-------- Records

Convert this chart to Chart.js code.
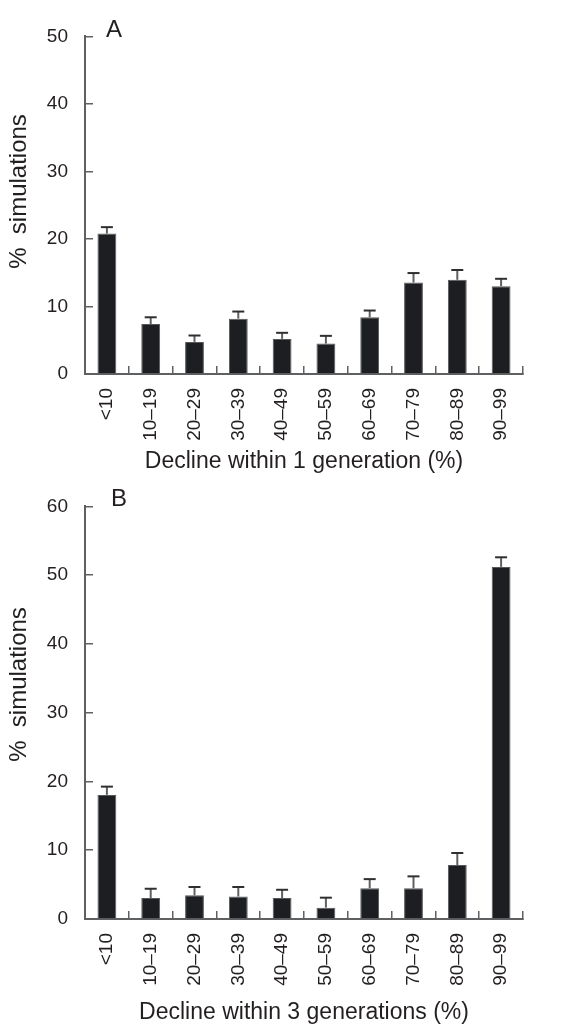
<!DOCTYPE html>
<html>
<head>
<meta charset="utf-8">
<script src="https://cdn.jsdelivr.net/npm/chart.js@4.4.1/dist/chart.umd.min.js"></script>
<style>
  html, body { margin: 0; padding: 0; background: #fff; }
  #wrap { position: relative; width: 582px; height: 1032px; }
  canvas { position: absolute; left: 0; }
</style>
</head>
<body>
<div id="wrap">
  <canvas id="chartA" width="582" height="480" style="top:0"></canvas>
  <canvas id="chartB" width="582" height="562" style="top:470px"></canvas>
</div>
<script>
const categories = ['<10', '10–19', '20–29', '30–39', '40–49', '50–59', '60–69', '70–79', '80–89', '90–99'];

// panel A: decline within 1 generation
const meanA = [20.8, 7.4, 4.75, 8.2, 5.2, 4.5, 8.4, 13.55, 13.95, 13.0];
const errA = [0.95, 1.0, 0.95, 1.05, 0.9, 1.15, 1.0, 1.4, 1.45, 1.1];

// panel B: decline within 3 generations
const meanB = [18.05, 3.05, 3.45, 3.27, 3.05, 1.65, 4.47, 4.47, 7.85, 51.2];
const errB = [1.2, 1.35, 1.2, 1.38, 1.2, 1.45, 1.33, 1.73, 1.75, 1.4];

const yMaxA = 50;
const yMaxB = 60;

const ink = '#231f20';
const axisGrey = '#5f6062';
const barFill = '#1d1e21';

Chart.defaults.font.family = "'Liberation Sans', Arial, sans-serif";
Chart.defaults.color = ink;
Chart.defaults.animation = false;

// upper error bars only
const errorBars = {
    id: 'errorBars',
    afterDatasetsDraw(chart, args, opts) {
        const { ctx, scales: { y } } = chart;
        const data = chart.data.datasets[0].data;
        chart.getDatasetMeta(0).data.forEach((bar, i) => {
            const yBase = y.getPixelForValue(data[i]);
            const yTop = y.getPixelForValue(data[i] + opts.errs[i]);
            ctx.save();
            ctx.strokeStyle = axisGrey;
            ctx.lineWidth = 2;
            ctx.beginPath();
            ctx.moveTo(bar.x, yBase);
            ctx.lineTo(bar.x, yTop);
            ctx.stroke();
            ctx.strokeStyle = '#2e2f31';
            ctx.beginPath();
            ctx.moveTo(bar.x - 6, yTop);
            ctx.lineTo(bar.x + 6, yTop);
            ctx.stroke();
            ctx.restore();
        });
    }
};

// panel letter and rotated y title
const panelText = {
    id: 'panelText',
    afterDraw(chart, args, opts) {
        const { ctx } = chart;
        ctx.save();
        ctx.fillStyle = ink;
        ctx.font = "24px 'Liberation Sans', Arial, sans-serif";
        ctx.textBaseline = 'alphabetic';
        ctx.fillText(opts.letter, opts.letterX, opts.letterY);
        ctx.translate(19.5, opts.titleY);
        ctx.rotate(-Math.PI / 2);
        ctx.textAlign = 'center';
        ctx.textBaseline = 'middle';
        ctx.fillText('%  simulations', 0, 0);
        ctx.restore();
    }
};

function makeChart(id, cfg) {
    return new Chart(document.getElementById(id), {
        type: 'bar',
        data: {
            labels: categories,
            datasets: [{
                data: cfg.means,
                backgroundColor: barFill,
                borderColor: '#55575a',
                borderWidth: 1,
                borderSkipped: 'bottom',
                barPercentage: 0.43,
                categoryPercentage: 1
            }]
        },
        options: {
            responsive: false,
            layout: { padding: { top: cfg.padTop, right: 59, left: 0, bottom: 0 } },
            plugins: {
                legend: { display: false },
                tooltip: { enabled: false },
                errorBars: { errs: cfg.errs },
                panelText: { letter: cfg.letter, letterX: cfg.letterX, letterY: cfg.letterY, titleY: cfg.titleY }
            },
            scales: {
                x: {
                    grid: { drawOnChartArea: false, tickLength: -8, color: axisGrey, lineWidth: 1.5 },
                    border: { color: axisGrey, width: 2 },
                    ticks: { font: { size: 19 }, color: ink, minRotation: 90, maxRotation: 90, padding: 22, autoSkip: false },
                    title: { display: true, text: cfg.xTitle, font: { size: 23 }, color: ink, padding: { top: 0, bottom: cfg.titlePad } },
                    afterFit: s => { s.height = cfg.xHeight; }
                },
                y: {
                    min: 0,
                    max: cfg.yMax,
                    grid: { drawOnChartArea: false, tickLength: -8, color: axisGrey, lineWidth: 1.5 },
                    border: { color: axisGrey, width: 2 },
                    ticks: { stepSize: 10, font: { size: 19 }, color: ink, padding: 25 },
                    afterFit: s => { s.width = 85; }
                }
            }
        },
        plugins: [errorBars, panelText]
    });
}

makeChart('chartA', {
    means: meanA, errs: errA, yMax: yMaxA,
    xTitle: 'Decline within 1 generation (%)',
    padTop: 14, xHeight: 106, titlePad: 5,
    letter: 'A', letterX: 106, letterY: 37, titleY: 191.5
});

makeChart('chartB', {
    means: meanB, errs: errB, yMax: yMaxB,
    xTitle: 'Decline within 3 generations (%)',
    padTop: 16, xHeight: 113, titlePad: 6,
    letter: 'B', letterX: 111, letterY: 36, titleY: 214.5
});
</script>
</body>
</html>
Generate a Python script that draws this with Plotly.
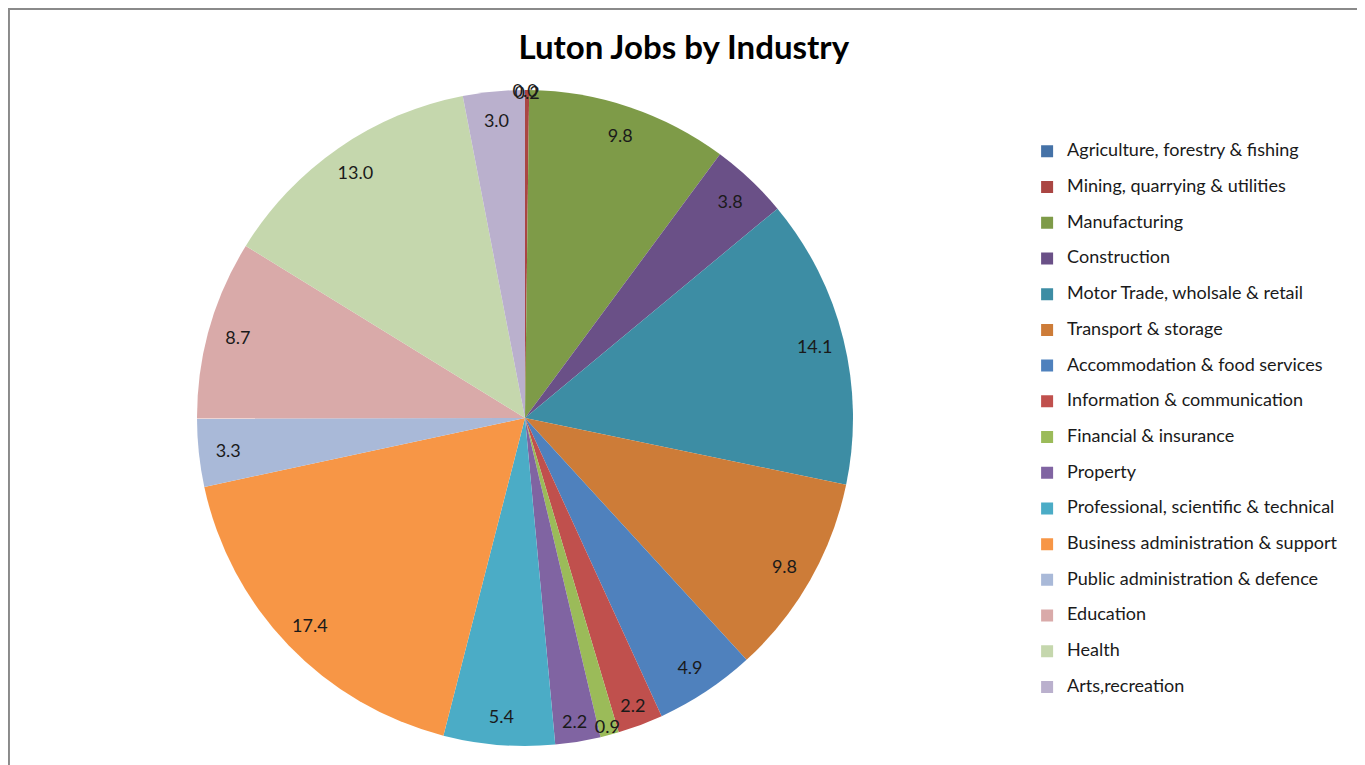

----------------

**Work instructions:** Restate word for word every line from the top of the entries above to the line with "1.73, 1.75, 1.4];", inclusive, and skip any pictures.

**Task solution:**
Convert this chart to Chart.js code.
<!DOCTYPE html>
<html>
<head>
<meta charset="utf-8">
<script src="https://cdn.jsdelivr.net/npm/chart.js@4.4.1/dist/chart.umd.min.js"></script>
<style>
  html, body { margin: 0; padding: 0; background: #fff; }
  #wrap { position: relative; width: 582px; height: 1032px; }
  canvas { position: absolute; left: 0; }
</style>
</head>
<body>
<div id="wrap">
  <canvas id="chartA" width="582" height="480" style="top:0"></canvas>
  <canvas id="chartB" width="582" height="562" style="top:470px"></canvas>
</div>
<script>
const categories = ['<10', '10–19', '20–29', '30–39', '40–49', '50–59', '60–69', '70–79', '80–89', '90–99'];

// panel A: decline within 1 generation
const meanA = [20.8, 7.4, 4.75, 8.2, 5.2, 4.5, 8.4, 13.55, 13.95, 13.0];
const errA = [0.95, 1.0, 0.95, 1.05, 0.9, 1.15, 1.0, 1.4, 1.45, 1.1];

// panel B: decline within 3 generations
const meanB = [18.05, 3.05, 3.45, 3.27, 3.05, 1.65, 4.47, 4.47, 7.85, 51.2];
const errB = [1.2, 1.35, 1.2, 1.38, 1.2, 1.45, 1.33, 1.73, 1.75, 1.4];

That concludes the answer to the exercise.